Glenn Avery Breed designed the costumes. The pirates wore good classic, colorful attire, the sort of look that cheap children’s costumes mimic poorly. My favorite costumes were those worn by the girls, light dresses with two different sets of patterns in many different colors. It allowed the girls to blend together and separate the differently-dressed Mabel from them, while having bright pops of color. The cut of the dresses made the choreographed dances, the sways and the movements of their colorful matching umbrellas, more fun.

(Photo: Anthony Popolo for Nashville Opera, 2023)

Tosha Marie’s choreography was well done, funny and taking full advantage of the large cast. Each of the dances fit their songs and scenes, but my favorite choreographed moment was when the girls, singing that they’ll be kind to Mabel and allow her to have a private moment with her new boyfriend Frederic, sing about the weather while slowly shifting across the stage to listen in on the oblivious couple.

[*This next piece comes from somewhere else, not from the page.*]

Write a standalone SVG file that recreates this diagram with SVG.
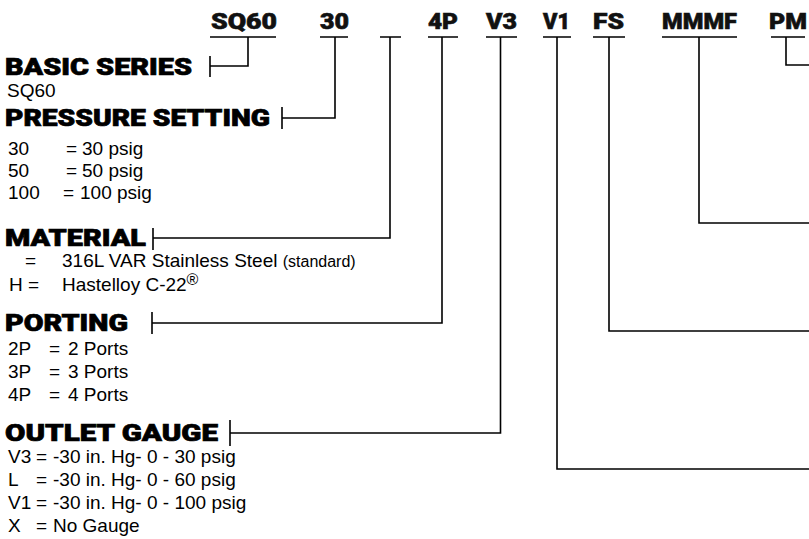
<svg xmlns="http://www.w3.org/2000/svg" width="809" height="539" viewBox="0 0 809 539">
<style>
.code{font-family:Roboto,"DejaVu Sans",sans-serif;font-weight:900;font-size:22px;fill:#111;stroke:#111;stroke-width:0.6}
.head{font-family:Roboto,"DejaVu Sans",sans-serif;font-weight:900;font-size:23px;fill:#000;stroke:#000;stroke-width:0.7}
.body{font-family:"Liberation Sans",Arial,sans-serif;font-size:19px;fill:#000}
.small{font-size:16px}
.ln{fill:none;stroke:#000;stroke-width:1.6}
</style>
<rect width="809" height="539" fill="#fff"/>
<g id="codes">
<text class="code" x="211" y="29" textLength="66" lengthAdjust="spacingAndGlyphs">SQ60</text>
<text class="code" x="320" y="29" textLength="29" lengthAdjust="spacingAndGlyphs">30</text>
<text class="code" x="428" y="29" textLength="30" lengthAdjust="spacingAndGlyphs">4P</text>
<text class="code" x="486" y="29" textLength="31" lengthAdjust="spacingAndGlyphs">V3</text>
<text class="code" x="543" y="29" textLength="27" lengthAdjust="spacingAndGlyphs">V1</text>
<text class="code" x="593" y="29" textLength="31" lengthAdjust="spacingAndGlyphs">FS</text>
<text class="code" x="662" y="29" textLength="75" lengthAdjust="spacingAndGlyphs">MMMF</text>
<text class="code" x="769" y="29" textLength="38" lengthAdjust="spacingAndGlyphs">PM</text>
</g>
<g id="connectors">
<path class="ln" d="M210,37H276M248,37V66H210M210,56V77"/>
<path class="ln" d="M320,37H348M335,37V118H282M282,107V129"/>
<path class="ln" d="M380,37H401M390,37V238H153M153,228V250"/>
<path class="ln" d="M428,37H458M442,37V323H152M152,312V334"/>
<path class="ln" d="M486,37H517M500.5,37V433H230M230,420V446"/>
<path class="ln" d="M543,37H571M557,37V469H809"/>
<path class="ln" d="M593,37H625M609,37V331H809"/>
<path class="ln" d="M662,37H737M699,37V223H809"/>
<path class="ln" d="M771,37H805M786,37V65H809"/>
</g>
<g id="basic-series">
<text class="head" x="5" y="75" textLength="187" lengthAdjust="spacingAndGlyphs">BASIC SERIES</text>
<text class="body" x="7" y="97">SQ60</text>
</g>
<g id="pressure-setting">
<text class="head" x="5" y="126" textLength="265" lengthAdjust="spacingAndGlyphs">PRESSURE SETTING</text>
<text class="body" y="155"><tspan x="8">30</tspan><tspan x="66">=</tspan><tspan x="82">30 psig</tspan></text>
<text class="body" y="177"><tspan x="8">50</tspan><tspan x="66">=</tspan><tspan x="82">50 psig</tspan></text>
<text class="body" y="199"><tspan x="8">100</tspan><tspan x="63">=</tspan><tspan x="80">100 psig</tspan></text>
</g>
<g id="material">
<text class="head" x="5" y="246" textLength="141" lengthAdjust="spacingAndGlyphs">MATERIAL</text>
<text class="body" y="267"><tspan x="25">=</tspan><tspan x="62">316L VAR Stainless Steel </tspan><tspan class="small">(standard)</tspan></text>
<text class="body" y="291"><tspan x="9">H =</tspan><tspan x="62">Hastelloy C-22</tspan><tspan class="small" dy="-6">®</tspan></text>
</g>
<g id="porting">
<text class="head" x="5" y="331" textLength="123" lengthAdjust="spacingAndGlyphs">PORTING</text>
<text class="body" y="355"><tspan x="8">2P</tspan><tspan x="49">=</tspan><tspan x="68">2 Ports</tspan></text>
<text class="body" y="378"><tspan x="8">3P</tspan><tspan x="49">=</tspan><tspan x="68">3 Ports</tspan></text>
<text class="body" y="401"><tspan x="8">4P</tspan><tspan x="49">=</tspan><tspan x="68">4 Ports</tspan></text>
</g>
<g id="outlet-gauge">
<text class="head" x="5" y="441" textLength="213" lengthAdjust="spacingAndGlyphs">OUTLET GAUGE</text>
<text class="body" y="463"><tspan x="8">V3</tspan><tspan x="36">=</tspan><tspan x="53">-30 in. Hg- 0 - 30 psig</tspan></text>
<text class="body" y="486"><tspan x="8">L</tspan><tspan x="36">=</tspan><tspan x="53">-30 in. Hg- 0 - 60 psig</tspan></text>
<text class="body" y="509"><tspan x="8">V1</tspan><tspan x="36">=</tspan><tspan x="53">-30 in. Hg- 0 - 100 psig</tspan></text>
<text class="body" y="532"><tspan x="8">X</tspan><tspan x="36">=</tspan><tspan x="53">No Gauge</tspan></text>
</g>
</svg>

The orchestra partnered perfectly with the cast, which as a whole was solid, with several standouts. Emily Pulley played Ruth, the piratical nursery-maid, and she was easily my favorite performer in the show. She is energetic, has a lovely voice, and absolutely top-notch comic timing. Added to all this was admiration that she was able to achieve this with a freshly broken wrist. Judging by the size of the cast, which covered most of her hand and went up past her elbow, it must have been quite painful. After intermission her character appeared in piratical costume, and with a goofy hook stuck on to the end of her cast, making her look lopsided with a massive white hooked arm. The cast may have not been a directorial choice, but it might prove to be one in the future.

Evelyn Saavedra played Mabel, giving her oblivious extraness of the comedic love interest, and she sang her comically ornate songs with humor. Alysha Nesbitt played Kate, and her voice and stage presence made her stand out from the other women on stage. Curt Olds was Major General Stanley. His physical comedy was excellent and when he was creeping around in his long nightgown, trying to hide from his daughters, he channeled Marx brother energy from their famous scene in Duck Soup.

I saw the Nashville Opera do the Pirates of Penzance in their 2015 season, and years before that I had seen the Kevin Kline theatrical version. As I attended the show on Sunday, I remembered some of the major plot points and that it was funny. What I hadn’t remembered is exactly how funny it is and why it is such a staple of comic opera. I look forward to being able to take my son to future performances of such excellent comic opera.